Together, these 2 deals mark some of the largest transactions we have seen in recent history, all in the same week. Expect more consolidation throughout the industry as we experience a revaluing of different product categories, distribution channels, brand equities, demographic targeting and technology orientation. It's an exciting time to be in retail.
Grocery's Top 50 Players Show Little Shakeup
(Other Than Amazon)
Mirror, mirror on the wall, who's the biggest grocers of them all? Well the top 6 are unchanged but Amazon (as Whole Foods) moved up to #7 without its online business counted. Together, we expect this list to be considerably different next year. Trader Joe's and Target also moved up, while Meier and Wakefern slipped.
Mixed, But Generally Positive News From the Apparel Sector
Happy Socks announced it's expanding into 20 new stores and selling 20 million socks per year (note: I am a proud customer)! Meanwhile, Land's End reported its best quarterly performance in 3 years and announced it will be opening 40-60 new stores over the next 5 years. Duluth Trading company wants to double it's 15 store presence this year and add 15 more per year for the next 5 years. Both of these are interesting data points in apparel, which has been one of the hardest hit categories of brick-and-mortar retail. That said, Deutsche Bank sent department store stocks plummeting saying they were overvalued with limited upside.
On the heels of closing 100 stores, Foot Locker's CEO told journalists who hopped on the "Retail Apocalypse" train that they were dead wrong. They are also opening up 40 new ones and moving to better in-store experiences with sneaker cleaning, barber shops and local collaboration. We of course said that the 100 store closure was never about a Retail Apocalypse - sneakers as an industry grew 12% last year - but about the lack of these very experiences. We think they still need to do more, centered around sports media and aspirational excitement.
Smart Sound Bites for the Retail Water Cooler
- Amazon is forecasted by some to take 10% of the entire retail market by 2020 or is it actually 2%. Depends whether you count their 50% of marketplace sales and other factors.
- Naysayers for the Kohl's and Amazon partnership are second guessing themselves as Kohl's reports an 8.6% increase in store traffic for Amazon pilot stores, half of them new customers. Now they are looking to expand as Amazon eyes what a retail network could look like.

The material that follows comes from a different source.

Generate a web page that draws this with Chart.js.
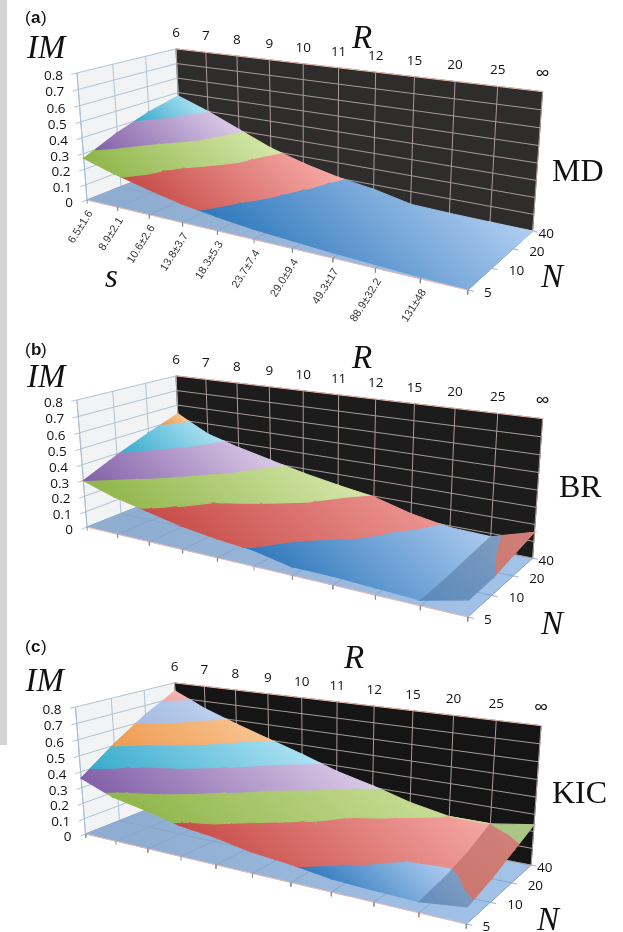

- In what might be the ultimate validation of the need to open brick-and-mortar retail to scale your business, Shopify, the eCommerce software platform company, announced it is opening its first store to help business owners manage their brick-and-mortar and eCommerce infrastructure. Oh, the irony.
- Will "Click and Mortar" transformation reshape what it means to be a retail sales associate? Must they be online ambassadors and influencers for your brand? No, but the most valuable will be.
- Walmart is investing heavily into experience in the beauty aisles with "Beauty-tainment" with in-store consultations. Will Walmart go full experiential? Probably not, but they clearly have Sephora-envy. Walmart continues to court millennials rolling out Harry's razors to 2,200 stores.
- Fred's did a massive 180. After the failed Walgreens and Rite Aid merger, which would have had Fred's assuming over 800 new pharmacies, they are now selling their pharmacy business completely to focus on private label products and its closeout business.
- Office Depot is struggling with its transition to business services. Although revenue is up, quarterly profits plunged 65%. Overall, there is a lot of positive data from a company trying to reinvent itself in a category being cannibalized by eCommerce. The services angle is interesting and I think will be successful if executed well.